Formula 1 – Rosberg sbaglia, Hamilton ringrazia e va in fuga mentre tutti aspettano notizie dal Giappone

Nel sole di Sochi, prima volta storica nel circus, splende il numero 44 di Lewis Hamilton che taglia il traguardo per primo dopo aver conquistato la pole. Un weekend perfetto, che consegna nelle mani del campione del mondo 2008 un bel mattone pesante, da piazzare nella casetta per il titolo, equivalente a ben 17 punti di vantaggio sul compagno di squadra Rosberg. Nico, costretto ormai alla rincorsa dal gran premio di Monza, alza, dopo un paio di curve, bandiera e gran fumata monocromatiche, spiattellando così le gomme e la speranza di poter attaccare Lewis.

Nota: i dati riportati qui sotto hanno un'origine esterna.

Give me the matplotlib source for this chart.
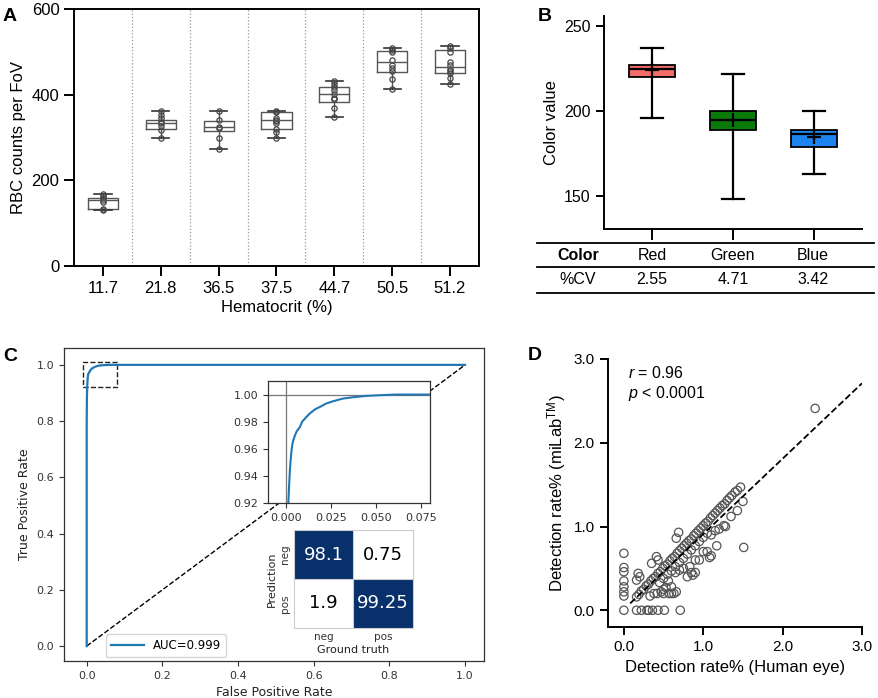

Detto delle Mercedes e del monopolio tinto d’argento di questo 2014 che si è finalmente concretizzato nel titolo costruttori, agli altri non restano che le briciole come al solito: Bottas si prende il podio mentre le rosse chiudono ancora una volta al limite della zona punti, evidenziando nuovamente un misto di incapacità a competere e di malumore firmato Alonso, ormai pronto a togliersi tuta e scarpe rosse, e schietto a fine gara quando ribadisce che la decisione è stata presa almeno un paio di mesi fa.

Vero o no, cambia poco, ma di certo non restituisce un barlume di speranza ai tifosi della scuderia di Maranello, da 5 anni ancorati allo spagnolo più che ad un progetto tecnico, e poco ottimisti su un futuro prossimo con il cambio della guardia. D’altronde, Fernando ha demolito prima Felipe Massa e poi Kimi Räikkönen, ha saputo gestire situazioni complicate tirando sempre fuori il coniglio dal cilindro e ha portato una macchina mediocre a competere tre volte per il titolo.

Lascia dunque un’eredità pesante a Vettel, che a Sochi le prende ancora dal compagno di scuderia Ricciardo, splendido anche nel paese del ghiaccio a dispensare sorrisi e sportellate; Sebastian chiude ottavo dietro all’australiano, e dopo una stagione da incubo non vede l’ora di cambiare aria, ma ancora una volta dimostra che senza un mezzo superlativo le sue qualità di costruire una gara d’astuzia, con tanta clava e poco fioretto, vacillano parecchio. Crolla anche Kvyat, l’idolo di casa, che non riesce a concretizzare l’ottima qualifica di sabato, precipitando al quattordicesimo posto, mentre le McLaren dimostrano di trovarsi a proprio agio sul tracciato russo, chiudendo entrambe appena giù da podio.

Il tutto mentre l’attenzione più grande, prima e dopo la gara, è rivolta inevitabilmente a quel che succede in Giappone, come se il tempo si fosse fermato esattamente ad una settimana fa, come se fosse possibile esorcizzare quello che oggi resta un evento tragico assurdo, quando in realtà le lancette degli orologi hanno continuato a scorrere facendo ascoltare al mondo l’ennesimo esempio di autocritica mancata, una conferenza stampa di routine indetta in settimana, giusto per sottolineare che la direzione gara ha agito in maniera impeccabile e rifarebbe tutto con le stesse procedure.

Si tratta di pura fatalità, o comunque di sfortuna e nulla più, questo è il triste messaggio fatto filtrare dalla direzione, un caso insomma se oggi un ragazzo di 25 anni, dopo essersi schiantato contro un trattore a 231 km orari, si trova in condizioni tragiche su un letto d’ospedale in Giappone, dove il tempo vorremmo tutti che si fosse davvero fermato, ma che purtroppo, invece, sarà l’unico elemento in grado di darci una risposta. Forza Jules.